J. M. R. La temporada que ahora acaba pasará a la historia por ser una de las más negras que se han vivido en Eivissa durante los últimos lustros. Como si de una maldición se tratara, desde finales de junio hasta agosto se sucedieron las malas noticias.

Abrió la temporada negra la huelga de transporte discrecional, que desde el último día de junio y durante tres jornadas puso en jaque al aeropuerto, que a punto estuvo de cerrarse al tráfico aéreo. Las imágenes del primer día recorrieron media Europa: centenares de personas hacían una cola kilométrica para coger un taxi, o recorrían tres kilómetros para subirse a un autobús. Pocos días después, el 12 de julio, otro susto: debido a la dimisión masiva de los pilotos de la dirección de vuelo, Iberia suspendía sus operaciones, una decisión que sólo se mantuvo cinco horas pero que hizo temblar, una vez más, los cimientos del turismo.

Los turistas asistieron, por enésimo año consecutivo, al espectáculo del tramo de las discotecas: los jóvenes cruzan en masa la carretera Eivissa-Sant Antoni cuando acaban los espectáculos de las salas de fiestas, provocando unos colapsos de tráfico monumentales, además de jugarse la vida. Ni siquiera la intervención de la Guardia Civil aliviaba la situación, como se pudo comprobar el 16 de agosto. Para entonces ya funcionaban los semáforos prometidos por el Govern balear, que no comenzaron a operar hasta principios de agosto, eso sí, con serias deficiencias.

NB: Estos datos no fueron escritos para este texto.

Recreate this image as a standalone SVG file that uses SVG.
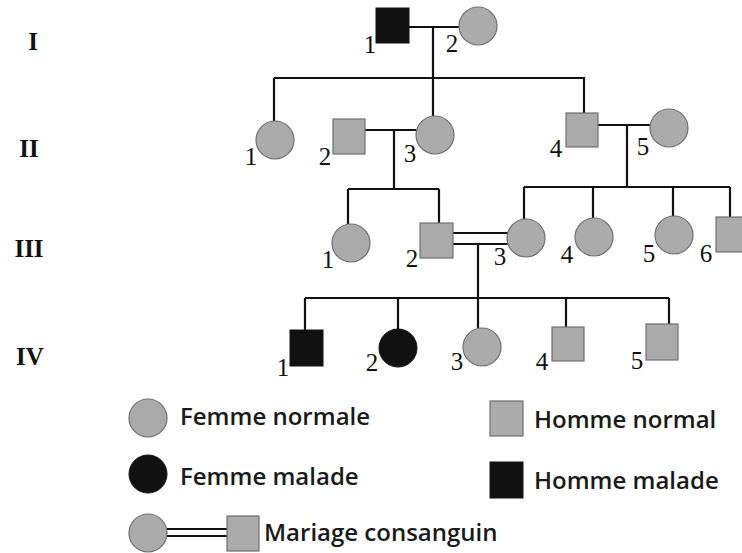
<svg xmlns="http://www.w3.org/2000/svg" width="742" height="553" viewBox="0 0 742 553">
<style>
.n{fill:#ababab;stroke:#707070;stroke-width:1.2}
.a{fill:#111;stroke:#111;stroke-width:1}
.ln{fill:none;stroke:#111;stroke-width:2.2}
.num{font-family:"Liberation Serif",serif;font-size:25px;fill:#111;text-anchor:middle}
.gen{font-family:"Liberation Serif",serif;font-size:25px;font-weight:bold;fill:#111;text-anchor:middle}
.leg{font-family:"Open Sans","Liberation Sans",sans-serif;font-size:24px;font-weight:600;fill:#1a1a1a}
</style>
<rect width="742" height="553" fill="#fff"/>
<g id="generations">
<text class="gen" x="33" y="50">I</text>
<text class="gen" x="29" y="157">II</text>
<text class="gen" x="29" y="257">III</text>
<text class="gen" x="30" y="365">IV</text>
</g>
<g id="connectors">
<path class="ln" d="M409 27H460M433 27V77M274 78H584M274 78V121M433 77V116M584 77V113"/>
<path class="ln" d="M365 130H416M394 130V189M348 189H439M348 189V224M439 189V223"/>
<path class="ln" d="M598 125H650M627 125V187M524 187H730M524 187V219M593 187V218M673 187V216M730 187V217"/>
<path class="ln" d="M453 233H508M453 244H508M478 244V298M305 298H669M305 298V330M398 298V329M478 298V328M566 298V327M669 298V324"/>
</g>
<g id="I-1"><rect class="a" x="376" y="8" width="33" height="35"/><text class="num" x="370" y="53">1</text></g>
<g id="I-2"><circle class="n" cx="478" cy="26" r="19"/><text class="num" x="452" y="52">2</text></g>
<g id="II-1"><circle class="n" cx="275" cy="140" r="19"/><text class="num" x="251" y="165">1</text></g>
<g id="II-2"><rect class="n" x="333" y="119" width="32" height="35"/><text class="num" x="325" y="165">2</text></g>
<g id="II-3"><circle class="n" cx="435" cy="135" r="19"/><text class="num" x="410" y="162">3</text></g>
<g id="II-4"><rect class="n" x="566" y="113" width="32" height="34"/><text class="num" x="556" y="157">4</text></g>
<g id="II-5"><circle class="n" cx="669" cy="128" r="19"/><text class="num" x="643" y="155">5</text></g>
<g id="III-1"><circle class="n" cx="351" cy="243" r="19"/><text class="num" x="328" y="268">1</text></g>
<g id="III-2"><rect class="n" x="420" y="223" width="33" height="35"/><text class="num" x="412" y="267">2</text></g>
<g id="III-3"><circle class="n" cx="526" cy="238" r="19"/><text class="num" x="500" y="265">3</text></g>
<g id="III-4"><circle class="n" cx="594" cy="237" r="19"/><text class="num" x="567" y="263">4</text></g>
<g id="III-5"><circle class="n" cx="674" cy="235" r="19"/><text class="num" x="649" y="262">5</text></g>
<g id="III-6"><rect class="n" x="716" y="217" width="33" height="35"/><text class="num" x="706" y="262">6</text></g>
<g id="IV-1"><rect class="a" x="290" y="330" width="33" height="36"/><text class="num" x="283" y="376">1</text></g>
<g id="IV-2"><circle class="a" cx="398" cy="348" r="19"/><text class="num" x="372" y="371">2</text></g>
<g id="IV-3"><circle class="n" cx="482" cy="347" r="19"/><text class="num" x="457" y="370">3</text></g>
<g id="IV-4"><rect class="n" x="552" y="327" width="32" height="34"/><text class="num" x="542" y="370">4</text></g>
<g id="IV-5"><rect class="n" x="646" y="324" width="32" height="36"/><text class="num" x="637" y="369">5</text></g>
<g id="legend">
<circle class="n" cx="148" cy="418" r="19"/><text class="leg" x="180" y="425">Femme normale</text>
<circle class="a" cx="148" cy="474" r="19"/><text class="leg" x="180" y="485">Femme malade</text>
<rect class="n" x="490" y="401" width="33" height="35"/><text class="leg" x="534" y="428">Homme normal</text>
<rect class="a" x="490" y="462" width="33" height="36"/><text class="leg" x="534" y="489">Homme malade</text>
<path class="ln" d="M165 529H228M165 536H228"/>
<circle class="n" cx="148" cy="533" r="19"/>
<rect class="n" x="227" y="516" width="32" height="35"/>
<text class="leg" x="264" y="541">Mariage consanguin</text>
</g>
</svg>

El colmo de la desgracia ocurrió el 16 de julio, cuando una intensa lluvia desbordó la red de pluviales y convirtió la ciudad de Eivissa en una inmensa laguna de detritus. Durante horas, los turistas chapotearon entre restos de heces y pudieron aspirar el hediondo aroma de una ciudad cuyas obras en el alcantarillado, de coste multimillonario, no han servido hasta ahora para nada.